Gerade im Winter zu den Zeiten der Grippe-Welle. In Arztpraxen und Kliniken einen Mundschutz tragen, ständiges Händewaschen, Sterillium immer in der Handtasche und größere Menschenmengen, vor allem in geschlossenen Räumen, meiden.
Doch sollte es anders kommen, mit Ausmaßen, die niemand absehen konnte, kann und wird.
Wie derzeit sicher jeder, vermisse ich die Freiheit und die Möglichkeit, einfach das zu tun, worauf man gerade Lust hat. Als Transplantierte/r ist man in der Vergangenheit oft genug geprüft worden, sich in Geduld zu üben und auf vieles zu verzichten.
Durch ein Spenderorgan haben wir diese Freiheit weitestgehend zurückbekommen. Jeder Tag wird seither als Geschenk angesehen. So wie viele Menschen zur jetzigen Zeit, wurden wir durch unsere persönlichen Krankengeschichten schon einmal wachgerüttelt, haben einen Blick auf die wirklich wichtigen Dinge erhalten. Viele nehmen ihr Leben seither bewusster wahr und genießen jeden Moment intensiver.
Klar, die momentane Zeit ist ungewiss und beunruhigend. Man muss auf vieles verzichten, sei es, sich „nur“ mal eben auf einen Kaffee treffen.
Seit Wochen habe ich so gut wie keinen persönlichen Kontakt zu meinen Freunden. Außer vielleicht kurz an Geburtstagen, im Freien und natürlich nur mit meiner – mir heiligen – FFP3-Maske. Dank ihr, kann ich Arzttermine und Apothekenbesuche beruhigter wahrnehmen.
Aufgrund der Tatsache, dass ich Rentnerin auf Zeit bin, werde ich zumindest durch eine Arbeit nicht noch zusätzlich einer Ansteckungsgefahr ausgesetzt. Die Einkäufe übernimmt meine Mutter. Wohl ist mir bei dem Gedanken ganz und gar nicht. Sie ist zwar noch sehr fit, zählt aber mit 68 Jahren und aufgrund der Lebendnierenspende ebenfalls zur Risikogruppe.

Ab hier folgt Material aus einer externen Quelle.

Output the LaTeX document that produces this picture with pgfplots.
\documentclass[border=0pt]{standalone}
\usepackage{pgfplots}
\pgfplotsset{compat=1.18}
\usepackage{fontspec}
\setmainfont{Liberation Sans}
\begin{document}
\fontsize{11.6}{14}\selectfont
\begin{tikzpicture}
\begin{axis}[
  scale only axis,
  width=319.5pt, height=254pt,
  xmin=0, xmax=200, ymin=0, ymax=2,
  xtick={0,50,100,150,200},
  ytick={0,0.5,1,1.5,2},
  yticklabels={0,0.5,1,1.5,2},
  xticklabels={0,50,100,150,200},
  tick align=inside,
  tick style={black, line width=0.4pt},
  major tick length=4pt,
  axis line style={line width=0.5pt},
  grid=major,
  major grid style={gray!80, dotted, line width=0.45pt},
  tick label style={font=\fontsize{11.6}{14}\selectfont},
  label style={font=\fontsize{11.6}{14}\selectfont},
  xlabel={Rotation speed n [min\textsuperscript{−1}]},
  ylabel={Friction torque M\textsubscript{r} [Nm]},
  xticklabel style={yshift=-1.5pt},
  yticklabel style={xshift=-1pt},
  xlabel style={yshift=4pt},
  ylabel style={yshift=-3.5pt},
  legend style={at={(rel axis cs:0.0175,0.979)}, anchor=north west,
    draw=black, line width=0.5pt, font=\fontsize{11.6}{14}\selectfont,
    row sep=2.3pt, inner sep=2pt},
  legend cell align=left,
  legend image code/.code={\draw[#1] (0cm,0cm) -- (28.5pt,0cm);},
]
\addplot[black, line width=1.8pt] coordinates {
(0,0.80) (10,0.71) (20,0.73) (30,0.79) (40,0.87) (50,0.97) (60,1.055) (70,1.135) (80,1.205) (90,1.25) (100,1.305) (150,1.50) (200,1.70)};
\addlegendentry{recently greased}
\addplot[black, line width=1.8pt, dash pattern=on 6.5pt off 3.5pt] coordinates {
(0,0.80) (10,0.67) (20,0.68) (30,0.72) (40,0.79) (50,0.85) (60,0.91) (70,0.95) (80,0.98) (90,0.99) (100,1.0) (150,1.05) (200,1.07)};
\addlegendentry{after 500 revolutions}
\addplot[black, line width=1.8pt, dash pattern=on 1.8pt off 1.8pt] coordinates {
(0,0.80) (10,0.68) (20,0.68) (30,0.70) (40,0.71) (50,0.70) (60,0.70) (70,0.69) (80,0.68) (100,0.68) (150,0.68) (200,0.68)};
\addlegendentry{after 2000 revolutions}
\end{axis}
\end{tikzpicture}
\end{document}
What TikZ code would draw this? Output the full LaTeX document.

Sehr betroffen macht mich die Situation zwischen Enkeln und Großeltern. Auch wenn es mich nicht persönlich trifft, stelle ich es mir doch unerträglich vor. Mein sechsjähriges Patenkind sehe ich momentan einmal in der Woche. Wir haben einen Muffin-Tag ausgemacht, an dem er bei mir am Küchenfenster vorbeikommt und die gefüllte Vorratsdose abholt. Eine schöne Abwechslung für uns beide.
Mein Glück und ein wenig Abwechslung finde ich – neben dem Backen – derzeit hauptsächlich in der Natur. Ich habe mich wieder intensiver der Fotografie gewidmet, unternehme zusammen mit meiner Mutter Radtouren und genieße es, mich frei bewegen zu können.